After School Programs

Those of you new to the classroom may find opportunities to participate in after school activities at your school. Many schools have a need for such programs, especially in socio-economically disadvantaged neighborhoods, where a majority of the families do not have the means to join private athletic clubs or expensive philanthropic organizations. As you learn to hone your craft in the classroom, extra-curricular possibilities often present themselves. Getting involved beyond the classroom can help you connect on a deeper level with your students and their families and enrich the overall profile of your school.

Your school might require you to participate in a certain number of co-curricular roles, such as a monitor at recess, ticket taker at a football game, or chaperone at a school dance. But there may be other opportunities to offer your particular skills and interests to the school in an area that is still waiting for development. If you already have many outside responsibilities at home or in your regular work schedule, taking on an additional activity might not be the best use of your time. But if you do have the time and energy, getting involved in something extra or starting something new can raise your profile with your colleagues and provide a more meaningful learning experience for many of your students.

In my case, I started an after school drama club for middle school kids. It was my first year teaching public school and my only year teaching 6th grade. I was having trouble making the adjustment from a private high school to a public middle school, especially in the area of discipline. I went from a school where many of the students drove their own luxury cars to one where 98% of the student body were in the free and reduced cost lunch program. Many of my students did not see school as meaningful, and I began to question my effectiveness as an educator. I felt disheartened and discouraged. Then someone suggested that I organize a drama troupe, since my school had an excellent auditorium but no theater class.

I began making inquiries and gathering materials. Drama teachers in nearby schools gave me helpful suggestions and loaned me costumes and sets. The first year I organized a small cast to participate in a local Shakespeare festival. Most of the kids had never taken part in a stage production of any kind before. They did have talent and motivation, however, and even though we did not win any prizes at the contest, several of the other directors and ensembles praised our effort. I had the kids perform their scene at school and received a welcome reception from parents and students.

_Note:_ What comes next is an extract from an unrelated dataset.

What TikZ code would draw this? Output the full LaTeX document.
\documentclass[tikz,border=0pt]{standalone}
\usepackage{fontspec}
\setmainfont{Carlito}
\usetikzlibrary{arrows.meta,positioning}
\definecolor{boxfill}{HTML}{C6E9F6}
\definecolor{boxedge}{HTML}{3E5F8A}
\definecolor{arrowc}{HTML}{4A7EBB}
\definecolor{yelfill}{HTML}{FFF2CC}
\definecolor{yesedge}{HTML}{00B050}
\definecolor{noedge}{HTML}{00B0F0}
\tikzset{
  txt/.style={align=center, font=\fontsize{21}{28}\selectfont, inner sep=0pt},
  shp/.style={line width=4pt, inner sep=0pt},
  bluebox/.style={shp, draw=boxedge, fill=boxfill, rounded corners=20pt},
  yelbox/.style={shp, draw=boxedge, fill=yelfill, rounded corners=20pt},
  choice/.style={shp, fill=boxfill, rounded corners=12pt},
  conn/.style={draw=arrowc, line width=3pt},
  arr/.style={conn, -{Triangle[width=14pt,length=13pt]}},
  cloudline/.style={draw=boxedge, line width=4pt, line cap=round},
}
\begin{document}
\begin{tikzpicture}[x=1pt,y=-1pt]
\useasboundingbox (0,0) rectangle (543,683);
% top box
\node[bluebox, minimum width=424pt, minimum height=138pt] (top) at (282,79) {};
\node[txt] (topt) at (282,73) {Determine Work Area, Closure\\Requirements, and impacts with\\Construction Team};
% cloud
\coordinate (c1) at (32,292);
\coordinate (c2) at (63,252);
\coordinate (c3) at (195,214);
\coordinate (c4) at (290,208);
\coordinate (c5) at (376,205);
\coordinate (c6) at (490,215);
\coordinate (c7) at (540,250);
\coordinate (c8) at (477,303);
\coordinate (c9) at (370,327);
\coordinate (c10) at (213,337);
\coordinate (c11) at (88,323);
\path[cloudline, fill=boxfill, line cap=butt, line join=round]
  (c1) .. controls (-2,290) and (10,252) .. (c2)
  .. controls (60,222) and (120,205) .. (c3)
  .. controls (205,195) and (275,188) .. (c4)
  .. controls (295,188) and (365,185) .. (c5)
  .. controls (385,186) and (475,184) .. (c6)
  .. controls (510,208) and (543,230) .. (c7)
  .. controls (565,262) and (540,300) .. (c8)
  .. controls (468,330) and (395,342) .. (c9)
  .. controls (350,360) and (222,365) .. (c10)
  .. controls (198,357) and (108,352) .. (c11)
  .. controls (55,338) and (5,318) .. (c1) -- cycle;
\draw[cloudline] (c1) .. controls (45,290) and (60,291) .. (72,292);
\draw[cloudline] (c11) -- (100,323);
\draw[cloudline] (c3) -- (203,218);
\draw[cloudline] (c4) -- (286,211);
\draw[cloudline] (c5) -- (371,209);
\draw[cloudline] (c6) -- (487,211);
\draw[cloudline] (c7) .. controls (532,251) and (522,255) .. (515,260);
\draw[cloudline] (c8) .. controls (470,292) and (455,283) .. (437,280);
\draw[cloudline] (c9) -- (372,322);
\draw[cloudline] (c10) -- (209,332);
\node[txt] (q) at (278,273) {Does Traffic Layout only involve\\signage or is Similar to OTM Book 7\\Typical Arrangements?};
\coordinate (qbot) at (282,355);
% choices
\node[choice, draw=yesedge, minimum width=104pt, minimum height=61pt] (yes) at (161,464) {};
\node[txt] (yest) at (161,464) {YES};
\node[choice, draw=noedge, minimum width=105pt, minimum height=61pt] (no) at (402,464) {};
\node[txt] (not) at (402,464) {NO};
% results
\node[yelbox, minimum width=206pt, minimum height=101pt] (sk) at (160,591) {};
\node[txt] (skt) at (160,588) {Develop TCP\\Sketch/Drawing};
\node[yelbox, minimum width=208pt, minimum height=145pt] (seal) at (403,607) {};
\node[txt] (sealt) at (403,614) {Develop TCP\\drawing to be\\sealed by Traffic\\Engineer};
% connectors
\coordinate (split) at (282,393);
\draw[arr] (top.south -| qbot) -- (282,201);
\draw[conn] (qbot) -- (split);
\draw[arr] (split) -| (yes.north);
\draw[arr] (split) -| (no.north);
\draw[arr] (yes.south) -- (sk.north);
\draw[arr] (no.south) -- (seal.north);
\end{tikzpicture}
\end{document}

The next year I began to attract more kids to the program. I moved on to teaching 7th grade and soon recruited students from 8th as well. We met twice a week after school for an hour to rehearse and perform staged readings. Some of the parents volunteered to help. My principal backed the program wholeheartedly, and my overall performance in the classroom began to improve. Our little drama club began attracting the attention of the district administrators and the local press. The student body began looking forward to the snippets we offered during school assemblies. Their parents began showing up in force to our performances.

Over the next four years, we staged comedic productions of the Aladdin, Pinocchio, and Three Little Pigs stories, as well as spoofs of the murder mystery and western genres. By the time I finished my fifth and final year at the school, we had a club of several actors and technicians, including many three-year veterans, and a small budget to fund our annual productions. Parents and students who had never participated in theater before became avid fans. I worked with a team of several other teachers in supervising rehearsals and performances. The Drama Club was, for its size and scale, a smashing success.

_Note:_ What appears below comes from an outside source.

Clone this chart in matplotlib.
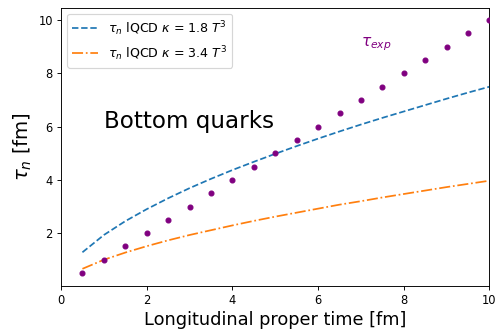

All of this was made possible by the dedication of my students, parents, and colleagues, most of whom were new to the stage. Several of them went on to participate in larger scale programs in high school and college. A few even came back after graduation to help me as assistant directors. The seeds I planted eventually bore fruit, but I never would have known if I hadn’t made the effort to start something new. I had to take the risk to see the results.

Talk to your administrators. See what your school is doing and how you can add to that. If you have skills in supply that meet a current demand, ask yourself if you would be willing to take on that challenge. There is always room for more tutoring or another after school enrichment program. Perhaps you were brought to that school to start it. The long term benefits to yourself and your students are worth the effort.